— BEGIN SOURCE EXCERPT —

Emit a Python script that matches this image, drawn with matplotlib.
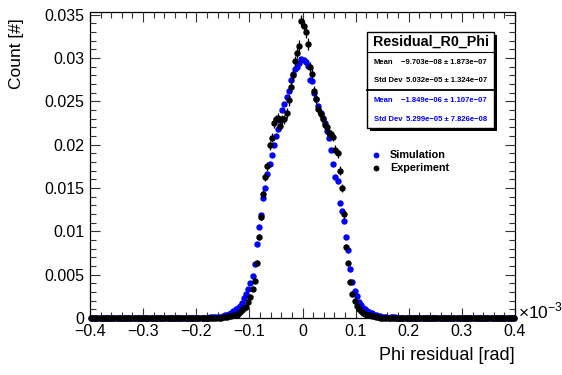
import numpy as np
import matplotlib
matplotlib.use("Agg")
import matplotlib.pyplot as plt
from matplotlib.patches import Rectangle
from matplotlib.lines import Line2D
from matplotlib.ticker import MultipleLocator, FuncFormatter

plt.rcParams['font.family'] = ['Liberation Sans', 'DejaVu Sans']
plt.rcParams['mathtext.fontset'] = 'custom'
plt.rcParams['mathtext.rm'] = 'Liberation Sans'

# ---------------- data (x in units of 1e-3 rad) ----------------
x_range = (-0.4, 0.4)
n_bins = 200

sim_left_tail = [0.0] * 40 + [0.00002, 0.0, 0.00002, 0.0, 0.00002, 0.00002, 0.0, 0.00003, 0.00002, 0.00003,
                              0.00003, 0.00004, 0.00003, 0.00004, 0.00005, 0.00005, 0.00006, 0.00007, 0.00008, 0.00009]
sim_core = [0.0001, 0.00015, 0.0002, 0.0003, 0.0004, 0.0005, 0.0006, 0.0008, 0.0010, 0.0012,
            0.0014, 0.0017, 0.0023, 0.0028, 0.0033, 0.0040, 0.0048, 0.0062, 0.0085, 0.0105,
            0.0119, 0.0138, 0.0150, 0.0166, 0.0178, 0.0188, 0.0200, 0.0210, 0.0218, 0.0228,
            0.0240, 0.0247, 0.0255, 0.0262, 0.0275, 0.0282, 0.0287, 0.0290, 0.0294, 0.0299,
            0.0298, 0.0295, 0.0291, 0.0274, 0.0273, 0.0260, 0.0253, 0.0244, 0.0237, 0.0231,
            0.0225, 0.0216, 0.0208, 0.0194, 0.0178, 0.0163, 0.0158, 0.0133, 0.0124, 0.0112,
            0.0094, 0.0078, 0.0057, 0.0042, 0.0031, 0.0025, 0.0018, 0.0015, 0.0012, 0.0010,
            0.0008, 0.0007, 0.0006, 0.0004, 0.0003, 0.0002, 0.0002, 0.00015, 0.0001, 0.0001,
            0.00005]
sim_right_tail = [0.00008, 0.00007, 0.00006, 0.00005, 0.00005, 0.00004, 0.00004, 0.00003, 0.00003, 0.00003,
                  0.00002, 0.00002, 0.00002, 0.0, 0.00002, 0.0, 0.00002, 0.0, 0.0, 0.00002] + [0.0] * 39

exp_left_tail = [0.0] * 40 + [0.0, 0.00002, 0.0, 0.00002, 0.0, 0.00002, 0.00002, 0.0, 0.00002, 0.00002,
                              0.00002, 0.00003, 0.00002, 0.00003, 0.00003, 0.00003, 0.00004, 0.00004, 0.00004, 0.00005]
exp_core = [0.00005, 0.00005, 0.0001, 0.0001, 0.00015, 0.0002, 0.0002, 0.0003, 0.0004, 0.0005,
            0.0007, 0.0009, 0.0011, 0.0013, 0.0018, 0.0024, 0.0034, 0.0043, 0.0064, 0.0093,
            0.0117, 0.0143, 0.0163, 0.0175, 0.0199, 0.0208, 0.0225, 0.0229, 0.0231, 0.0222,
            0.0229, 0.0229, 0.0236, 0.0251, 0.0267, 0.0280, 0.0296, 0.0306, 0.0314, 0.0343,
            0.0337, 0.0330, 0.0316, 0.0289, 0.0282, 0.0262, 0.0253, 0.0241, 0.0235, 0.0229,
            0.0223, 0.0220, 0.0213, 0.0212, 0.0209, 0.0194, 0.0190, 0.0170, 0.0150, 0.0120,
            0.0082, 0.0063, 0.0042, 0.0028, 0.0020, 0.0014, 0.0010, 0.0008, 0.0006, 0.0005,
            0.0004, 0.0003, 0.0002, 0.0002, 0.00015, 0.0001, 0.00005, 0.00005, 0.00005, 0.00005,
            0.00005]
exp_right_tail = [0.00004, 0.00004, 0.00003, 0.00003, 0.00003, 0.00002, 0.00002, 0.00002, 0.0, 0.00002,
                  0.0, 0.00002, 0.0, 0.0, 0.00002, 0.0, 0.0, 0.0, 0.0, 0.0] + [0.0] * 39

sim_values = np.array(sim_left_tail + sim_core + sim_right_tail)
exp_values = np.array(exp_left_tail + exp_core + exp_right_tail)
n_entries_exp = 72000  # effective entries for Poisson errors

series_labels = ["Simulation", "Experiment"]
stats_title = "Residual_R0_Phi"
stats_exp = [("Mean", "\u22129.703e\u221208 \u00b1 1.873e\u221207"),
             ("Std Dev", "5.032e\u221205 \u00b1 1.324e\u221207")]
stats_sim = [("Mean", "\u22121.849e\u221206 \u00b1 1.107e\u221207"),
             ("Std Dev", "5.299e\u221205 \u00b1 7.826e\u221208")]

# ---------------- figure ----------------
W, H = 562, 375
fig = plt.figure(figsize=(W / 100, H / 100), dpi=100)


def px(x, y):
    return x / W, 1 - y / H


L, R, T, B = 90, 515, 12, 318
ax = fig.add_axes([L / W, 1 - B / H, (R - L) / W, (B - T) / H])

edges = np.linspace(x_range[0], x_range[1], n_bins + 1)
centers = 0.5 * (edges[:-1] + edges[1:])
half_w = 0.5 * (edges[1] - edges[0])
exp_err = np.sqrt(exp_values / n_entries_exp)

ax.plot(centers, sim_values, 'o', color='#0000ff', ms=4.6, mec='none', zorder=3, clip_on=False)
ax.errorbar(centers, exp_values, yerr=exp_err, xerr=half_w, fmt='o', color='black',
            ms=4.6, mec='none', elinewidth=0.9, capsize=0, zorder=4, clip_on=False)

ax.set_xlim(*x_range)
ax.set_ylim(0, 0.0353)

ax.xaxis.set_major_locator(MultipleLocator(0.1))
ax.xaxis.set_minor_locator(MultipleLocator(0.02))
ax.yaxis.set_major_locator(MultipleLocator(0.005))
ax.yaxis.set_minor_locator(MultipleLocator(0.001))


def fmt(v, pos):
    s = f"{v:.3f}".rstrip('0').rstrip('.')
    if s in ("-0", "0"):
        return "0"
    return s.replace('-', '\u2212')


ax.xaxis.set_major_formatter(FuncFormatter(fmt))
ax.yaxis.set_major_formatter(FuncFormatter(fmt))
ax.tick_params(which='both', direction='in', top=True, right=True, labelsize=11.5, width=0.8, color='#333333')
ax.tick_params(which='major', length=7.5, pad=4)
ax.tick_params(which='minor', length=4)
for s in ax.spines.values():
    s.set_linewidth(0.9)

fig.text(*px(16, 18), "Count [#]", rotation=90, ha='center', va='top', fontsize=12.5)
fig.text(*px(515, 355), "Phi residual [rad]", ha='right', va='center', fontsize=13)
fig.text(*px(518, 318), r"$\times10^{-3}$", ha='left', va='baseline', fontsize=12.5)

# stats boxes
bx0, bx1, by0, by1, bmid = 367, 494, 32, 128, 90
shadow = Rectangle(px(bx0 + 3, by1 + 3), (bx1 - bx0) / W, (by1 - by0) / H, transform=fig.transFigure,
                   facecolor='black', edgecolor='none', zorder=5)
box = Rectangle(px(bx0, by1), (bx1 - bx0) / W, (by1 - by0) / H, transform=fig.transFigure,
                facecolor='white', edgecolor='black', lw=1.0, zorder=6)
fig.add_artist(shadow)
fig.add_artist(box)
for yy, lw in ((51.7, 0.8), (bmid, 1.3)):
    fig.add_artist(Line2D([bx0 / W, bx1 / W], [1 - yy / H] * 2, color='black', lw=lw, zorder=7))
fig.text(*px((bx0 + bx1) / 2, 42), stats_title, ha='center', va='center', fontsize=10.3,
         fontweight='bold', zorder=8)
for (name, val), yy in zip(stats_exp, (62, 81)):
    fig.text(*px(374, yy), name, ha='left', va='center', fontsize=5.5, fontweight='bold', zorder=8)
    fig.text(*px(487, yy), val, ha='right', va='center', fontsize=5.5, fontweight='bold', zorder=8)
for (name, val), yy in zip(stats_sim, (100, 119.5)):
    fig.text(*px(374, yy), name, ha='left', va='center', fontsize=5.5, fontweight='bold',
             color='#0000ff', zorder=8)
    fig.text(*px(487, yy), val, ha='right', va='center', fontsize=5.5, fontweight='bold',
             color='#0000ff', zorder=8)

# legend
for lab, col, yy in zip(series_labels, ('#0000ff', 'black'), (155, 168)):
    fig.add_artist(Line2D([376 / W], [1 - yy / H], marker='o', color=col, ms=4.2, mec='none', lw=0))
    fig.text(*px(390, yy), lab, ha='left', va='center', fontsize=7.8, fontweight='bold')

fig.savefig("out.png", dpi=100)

— END SOURCE EXCERPT —

DIRECTIONS
Leave out the pictures and repeat the lines from the start of the material through the line with "from matplotlib.ticker import", inclusive.

THE COMPLETED TASK
Emit a Python script that matches this image, drawn with matplotlib.
import numpy as np
import matplotlib
matplotlib.use("Agg")
import matplotlib.pyplot as plt
from matplotlib.patches import Rectangle
from matplotlib.lines import Line2D
from matplotlib.ticker import MultipleLocator, FuncFormatter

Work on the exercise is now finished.